Why is Rongai less crowded than Machame or Lemosho?
It's the only route approaching from the mountain's northern, Kenya-border side, which puts it geographically apart from the Moshi–Arusha access corridor that feeds Machame, Lemosho, and Umbwe. Fewer operators run it as a primary route, and the numbers reflect it — you'll pass a fraction of the tents you'd see at Barranco or Shira 2 on a comparable night.
Can you actually see wildlife on the Rongai route?
Yes — antelope, elephant, and Cape buffalo have all been documented along the route, mostly in the quieter forest of the first two days. Rongai is regularly described as the Kilimanjaro route with the best early-days wildlife odds, which is not something you'll hear said about Machame or Barafu-bound Lemosho.

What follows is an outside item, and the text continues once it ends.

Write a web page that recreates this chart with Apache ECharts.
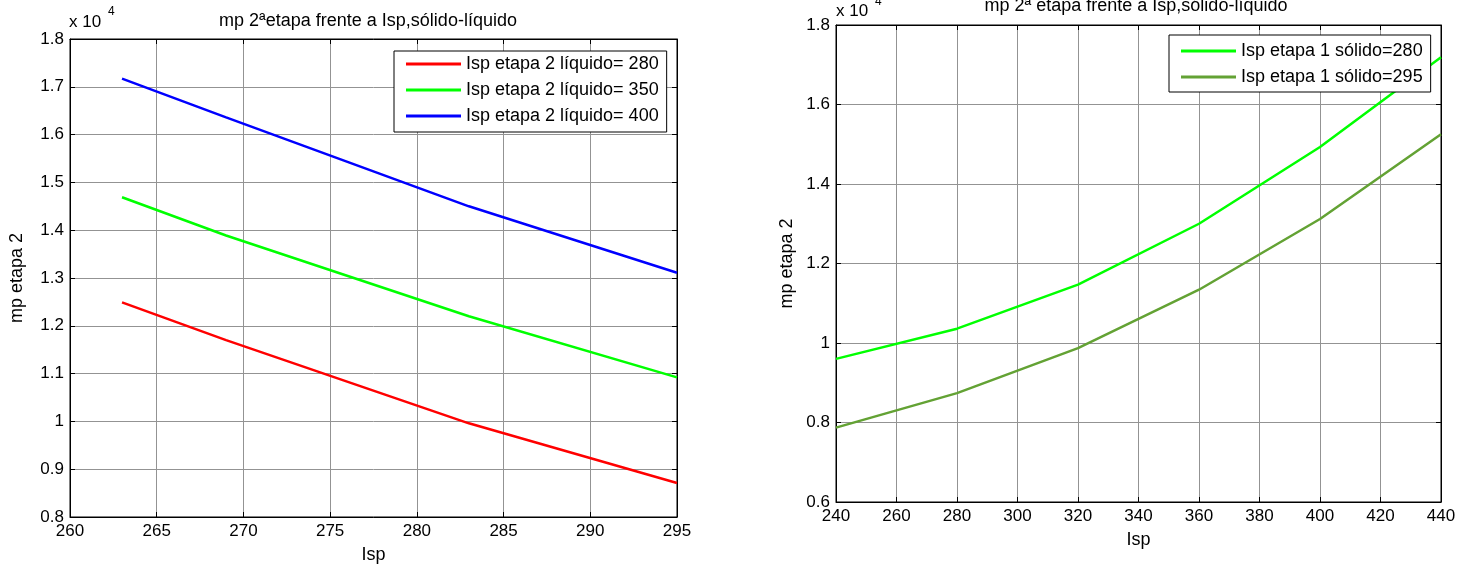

How much does the Rongai route cost?
Budget and mid-range operators list 7-day Rongai packages from around USD 2,850 all-in; established operators such as Ian Taylor Trekking start their Rongai packages closer to USD 3,950. Of either figure, roughly USD 790–850 is fixed government park and rescue fees before any operator margin, guide, or crew cost is added.
Does the Rongai route descend the way it goes up?
No. You climb from the north side near the Kenyan border and descend via the Marangu route to Marangu Gate — a different exit entirely. That means your transport pickup is on the opposite side of the mountain from where you started, typically a 3–4 hour drive to reposition, and it should be built into your operator's quote rather than treated as an afterthought.
What is summit night like on the Rongai route?
Rongai shares its final camp and summit push with the Marangu route: you leave Kibo Hut (4,700 m) around midnight for a 12–14 hour round trip via Stella Point (5,756 m) to Uhuru Peak (5,895 m) and back down. It's the same demanding night every Kilimanjaro climber faces — Rongai doesn't make the mountain's highest point any easier, only the days leading up to it quieter.